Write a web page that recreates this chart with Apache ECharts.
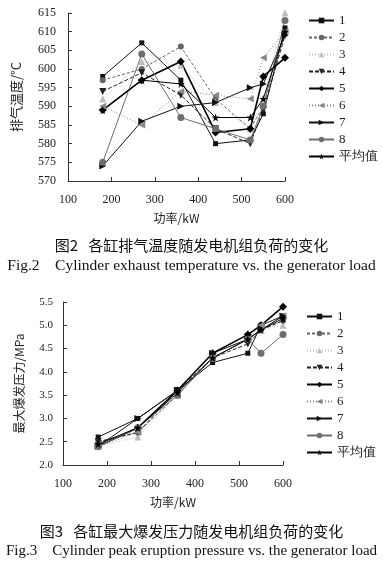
<!DOCTYPE html>
<html><head><meta charset="utf-8">
<script src="https://cdn.jsdelivr.net/npm/echarts@6/dist/echarts.min.js"></script>
<style>html,body{margin:0;padding:0;background:#fff}#c{width:383px;height:565px}</style>
</head><body><div id="c"></div>
<script>
const power = [180, 270, 360, 440, 520, 550, 600];
const seriesNames = ['1','2','3','4','5','6','7','8','平均值'];
// Fig.2 exhaust temperature (°C)
const temp1 = [598, 607, 597, 580, 581, 588, 611];
const temp2 = [597, 600, 606, 592, 584, 590, 610];
const temp3 = [592, 602, 601, 591, 584, 592, 615];
const temp4 = [594, 599, 593, 584, 580, 589, 609];
const temp5 = [589, 597, 602, 583, 584, 598, 603];
const temp6 = [590, 585, 594, 593, 592, 603, 610];
const temp7 = [574, 586, 590, 591, 595, 596, 609];
const temp8 = [575, 604, 587, 584, 581, 590, 613];
const tempAvg = [589, 597, 596, 587, 587, 592, 610];
// Fig.3 peak pressure (MPa)
const pres1 = [2.6, 3.0, 3.6, 4.2, 4.4, 5.0, 5.2];
const pres2 = [2.5, 2.7, 3.5, 4.3, 4.7, 4.9, 5.1];
const pres3 = [2.4, 2.6, 3.5, 4.3, 4.7, 4.9, 5.0];
const pres4 = [2.5, 2.7, 3.6, 4.3, 4.6, 4.9, 5.1];
const pres5 = [2.4, 2.8, 3.6, 4.4, 4.8, 5.0, 5.4];
const pres6 = [2.4, 2.7, 3.5, 4.3, 4.7, 5.0, 5.2];
const pres7 = [2.4, 3.0, 3.6, 4.4, 4.7, 4.9, 5.2];
const pres8 = [2.4, 2.8, 3.5, 4.3, 4.7, 4.4, 4.8];
const presAvg = [2.45, 2.8, 3.55, 4.3, 4.7, 4.9, 5.15];
const xTicks = [100, 600, 100];
const tempTicks = [570, 615, 5];
const presTicks = [2.0, 5.5, 0.5];

const tempData = [temp1,temp2,temp3,temp4,temp5,temp6,temp7,temp8,tempAvg];
const presData = [pres1,pres2,pres3,pres4,pres5,pres6,pres7,pres8,presAvg];

const STAR = 'path://M5,0 L6.2,3.6 L10,3.6 L6.9,5.9 L8.1,9.5 L5,7.3 L1.9,9.5 L3.1,5.9 L0,3.6 L3.8,3.6 Z';
const styles = [
  {symbol:'rect', size:5, color:'#111', type:'solid', w:1},
  {symbol:'circle', size:6, color:'#666', type:[3,2], w:1},
  {symbol:'triangle', size:7, color:'#bdbdbd', type:[1,2], w:1},
  {symbol:'path://M0,0 L10,0 L5,10 Z', size:7, color:'#222', type:[4,2], w:1},
  {symbol:'diamond', size:8, color:'#000', type:'solid', w:1.6},
  {symbol:'path://M0,5 L10,0 L10,10 Z', size:7, color:'#888', type:[1,2], w:1},
  {symbol:'path://M0,0 L10,5 L0,10 Z', size:7, color:'#111', type:'solid', w:1},
  {symbol:'circle', size:7, color:'#6e6e6e', type:'solid', w:1},
  {symbol:STAR, size:8, color:'#000', type:'solid', w:1}
];

const serif = '"Liberation Serif", "Times New Roman", serif';
const cjk = '"Noto Sans CJK SC", sans-serif';

function mkSeries(dataArr, idx) {
  return dataArr.map((vals, i) => ({
    name: seriesNames[i], type: 'line', xAxisIndex: idx, yAxisIndex: idx,
    data: power.map((p, j) => [p, vals[j]]),
    symbol: styles[i].symbol, symbolSize: styles[i].size,
    lineStyle: {color: styles[i].color, type: styles[i].type, width: styles[i].w},
    itemStyle: {color: styles[i].color, borderWidth: 0},
    emphasis: {disabled: true}, animation: false
  }));
}

function xAx(idx) {
  return {
    gridIndex: idx, type: 'value', min: xTicks[0], max: xTicks[1], interval: xTicks[2],
    name: '功率/kW', nameLocation: 'middle', nameGap: 31,
    nameTextStyle: {fontFamily: cjk, fontSize: 12, color: '#222'},
    axisLine: {lineStyle: {color: '#333', width: 1}},
    axisTick: {inside: true, length: 4, lineStyle: {color: '#333'}},
    axisLabel: {fontFamily: serif, fontSize: 12, color: '#222', margin: 13},
    splitLine: {show: false}
  };
}

const legendCommon = {
  orient: 'vertical', itemWidth: 25, itemHeight: 7, itemGap: 4,
  textStyle: {fontFamily: serif, fontSize: 13, color: '#222'},
  data: seriesNames, selectedMode: false
};

const chart = echarts.init(document.getElementById('c'));
chart.setOption({
  animation: false,
  grid: [
    {left: 68, right: 98, top: 13, height: 168},
    {left: 63, right: 100, top: 302, height: 163}
  ],
  xAxis: [xAx(0), xAx(1)],
  yAxis: [
    {gridIndex: 0, type: 'value', min: tempTicks[0], max: tempTicks[1], interval: tempTicks[2],
     name: '排气温度/°C', nameLocation: 'middle', nameGap: 45, nameRotate: 90,
     nameTextStyle: {fontFamily: cjk, fontSize: 13, color: '#222'},
     axisLine: {show: true, lineStyle: {color: '#333'}},
     axisTick: {show: true, inside: true, length: 4, lineStyle: {color: '#333'}},
     axisLabel: {fontFamily: serif, fontSize: 12, color: '#222', margin: 12},
     splitLine: {show: false}},
    {gridIndex: 1, type: 'value', min: presTicks[0], max: presTicks[1], interval: presTicks[2],
     name: '最大爆发压力/MPa', nameLocation: 'middle', nameGap: 38, nameRotate: 90,
     nameTextStyle: {fontFamily: cjk, fontSize: 12, color: '#222'},
     axisLine: {show: true, lineStyle: {color: '#333'}},
     axisTick: {show: true, inside: true, length: 4, lineStyle: {color: '#333'}},
     axisLabel: {fontFamily: serif, fontSize: 11, color: '#222', margin: 10,
                 formatter: v => v.toFixed(1)},
     splitLine: {show: false}}
  ],
  legend: [
    Object.assign({left: 303, top: 9}, legendCommon),
    Object.assign({left: 301, top: 305}, legendCommon)
  ],
  series: mkSeries(tempData, 0).concat(mkSeries(presData, 1)),
  graphic: [
    {type: 'text', left: 'center', top: 238, style: {text: '图2   各缸排气温度随发电机组负荷的变化', font: '15px ' + cjk, fill: '#111'}},
    {type: 'text', left: 'center', top: 258, style: {text: 'Fig.2    Cylinder exhaust temperature vs. the generator load', font: '15.5px ' + serif, fill: '#111'}},
    {type: 'text', left: 'center', top: 524, style: {text: '图3   各缸最大爆发压力随发电机组负荷的变化', font: '15px ' + cjk, fill: '#111'}},
    {type: 'text', left: 'center', top: 544, style: {text: 'Fig.3    Cylinder peak eruption pressure vs. the generator load', font: '15px ' + serif, fill: '#111'}}
  ]
});
</script></body></html>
++++++++++
#### Exercise instructions:
Reproduce the whole listing word for word, setting aside any pictures.

#### Output for this task:
Write a web page that recreates this chart with Apache ECharts.
<!DOCTYPE html>
<html><head><meta charset="utf-8">
<script src="https://cdn.jsdelivr.net/npm/echarts@6/dist/echarts.min.js"></script>
<style>html,body{margin:0;padding:0;background:#fff}#c{width:383px;height:565px}</style>
</head><body><div id="c"></div>
<script>
const power = [180, 270, 360, 440, 520, 550, 600];
const seriesNames = ['1','2','3','4','5','6','7','8','平均值'];
// Fig.2 exhaust temperature (°C)
const temp1 = [598, 607, 597, 580, 581, 588, 611];
const temp2 = [597, 600, 606, 592, 584, 590, 610];
const temp3 = [592, 602, 601, 591, 584, 592, 615];
const temp4 = [594, 599, 593, 584, 580, 589, 609];
const temp5 = [589, 597, 602, 583, 584, 598, 603];
const temp6 = [590, 585, 594, 593, 592, 603, 610];
const temp7 = [574, 586, 590, 591, 595, 596, 609];
const temp8 = [575, 604, 587, 584, 581, 590, 613];
const tempAvg = [589, 597, 596, 587, 587, 592, 610];
// Fig.3 peak pressure (MPa)
const pres1 = [2.6, 3.0, 3.6, 4.2, 4.4, 5.0, 5.2];
const pres2 = [2.5, 2.7, 3.5, 4.3, 4.7, 4.9, 5.1];
const pres3 = [2.4, 2.6, 3.5, 4.3, 4.7, 4.9, 5.0];
const pres4 = [2.5, 2.7, 3.6, 4.3, 4.6, 4.9, 5.1];
const pres5 = [2.4, 2.8, 3.6, 4.4, 4.8, 5.0, 5.4];
const pres6 = [2.4, 2.7, 3.5, 4.3, 4.7, 5.0, 5.2];
const pres7 = [2.4, 3.0, 3.6, 4.4, 4.7, 4.9, 5.2];
const pres8 = [2.4, 2.8, 3.5, 4.3, 4.7, 4.4, 4.8];
const presAvg = [2.45, 2.8, 3.55, 4.3, 4.7, 4.9, 5.15];
const xTicks = [100, 600, 100];
const tempTicks = [570, 615, 5];
const presTicks = [2.0, 5.5, 0.5];

const tempData = [temp1,temp2,temp3,temp4,temp5,temp6,temp7,temp8,tempAvg];
const presData = [pres1,pres2,pres3,pres4,pres5,pres6,pres7,pres8,presAvg];

const STAR = 'path://M5,0 L6.2,3.6 L10,3.6 L6.9,5.9 L8.1,9.5 L5,7.3 L1.9,9.5 L3.1,5.9 L0,3.6 L3.8,3.6 Z';
const styles = [
  {symbol:'rect', size:5, color:'#111', type:'solid', w:1},
  {symbol:'circle', size:6, color:'#666', type:[3,2], w:1},
  {symbol:'triangle', size:7, color:'#bdbdbd', type:[1,2], w:1},
  {symbol:'path://M0,0 L10,0 L5,10 Z', size:7, color:'#222', type:[4,2], w:1},
  {symbol:'diamond', size:8, color:'#000', type:'solid', w:1.6},
  {symbol:'path://M0,5 L10,0 L10,10 Z', size:7, color:'#888', type:[1,2], w:1},
  {symbol:'path://M0,0 L10,5 L0,10 Z', size:7, color:'#111', type:'solid', w:1},
  {symbol:'circle', size:7, color:'#6e6e6e', type:'solid', w:1},
  {symbol:STAR, size:8, color:'#000', type:'solid', w:1}
];

const serif = '"Liberation Serif", "Times New Roman", serif';
const cjk = '"Noto Sans CJK SC", sans-serif';

function mkSeries(dataArr, idx) {
  return dataArr.map((vals, i) => ({
    name: seriesNames[i], type: 'line', xAxisIndex: idx, yAxisIndex: idx,
    data: power.map((p, j) => [p, vals[j]]),
    symbol: styles[i].symbol, symbolSize: styles[i].size,
    lineStyle: {color: styles[i].color, type: styles[i].type, width: styles[i].w},
    itemStyle: {color: styles[i].color, borderWidth: 0},
    emphasis: {disabled: true}, animation: false
  }));
}

function xAx(idx) {
  return {
    gridIndex: idx, type: 'value', min: xTicks[0], max: xTicks[1], interval: xTicks[2],
    name: '功率/kW', nameLocation: 'middle', nameGap: 31,
    nameTextStyle: {fontFamily: cjk, fontSize: 12, color: '#222'},
    axisLine: {lineStyle: {color: '#333', width: 1}},
    axisTick: {inside: true, length: 4, lineStyle: {color: '#333'}},
    axisLabel: {fontFamily: serif, fontSize: 12, color: '#222', margin: 13},
    splitLine: {show: false}
  };
}

const legendCommon = {
  orient: 'vertical', itemWidth: 25, itemHeight: 7, itemGap: 4,
  textStyle: {fontFamily: serif, fontSize: 13, color: '#222'},
  data: seriesNames, selectedMode: false
};

const chart = echarts.init(document.getElementById('c'));
chart.setOption({
  animation: false,
  grid: [
    {left: 68, right: 98, top: 13, height: 168},
    {left: 63, right: 100, top: 302, height: 163}
  ],
  xAxis: [xAx(0), xAx(1)],
  yAxis: [
    {gridIndex: 0, type: 'value', min: tempTicks[0], max: tempTicks[1], interval: tempTicks[2],
     name: '排气温度/°C', nameLocation: 'middle', nameGap: 45, nameRotate: 90,
     nameTextStyle: {fontFamily: cjk, fontSize: 13, color: '#222'},
     axisLine: {show: true, lineStyle: {color: '#333'}},
     axisTick: {show: true, inside: true, length: 4, lineStyle: {color: '#333'}},
     axisLabel: {fontFamily: serif, fontSize: 12, color: '#222', margin: 12},
     splitLine: {show: false}},
    {gridIndex: 1, type: 'value', min: presTicks[0], max: presTicks[1], interval: presTicks[2],
     name: '最大爆发压力/MPa', nameLocation: 'middle', nameGap: 38, nameRotate: 90,
     nameTextStyle: {fontFamily: cjk, fontSize: 12, color: '#222'},
     axisLine: {show: true, lineStyle: {color: '#333'}},
     axisTick: {show: true, inside: true, length: 4, lineStyle: {color: '#333'}},
     axisLabel: {fontFamily: serif, fontSize: 11, color: '#222', margin: 10,
                 formatter: v => v.toFixed(1)},
     splitLine: {show: false}}
  ],
  legend: [
    Object.assign({left: 303, top: 9}, legendCommon),
    Object.assign({left: 301, top: 305}, legendCommon)
  ],
  series: mkSeries(tempData, 0).concat(mkSeries(presData, 1)),
  graphic: [
    {type: 'text', left: 'center', top: 238, style: {text: '图2   各缸排气温度随发电机组负荷的变化', font: '15px ' + cjk, fill: '#111'}},
    {type: 'text', left: 'center', top: 258, style: {text: 'Fig.2    Cylinder exhaust temperature vs. the generator load', font: '15.5px ' + serif, fill: '#111'}},
    {type: 'text', left: 'center', top: 524, style: {text: '图3   各缸最大爆发压力随发电机组负荷的变化', font: '15px ' + cjk, fill: '#111'}},
    {type: 'text', left: 'center', top: 544, style: {text: 'Fig.3    Cylinder peak eruption pressure vs. the generator load', font: '15px ' + serif, fill: '#111'}}
  ]
});
</script></body></html>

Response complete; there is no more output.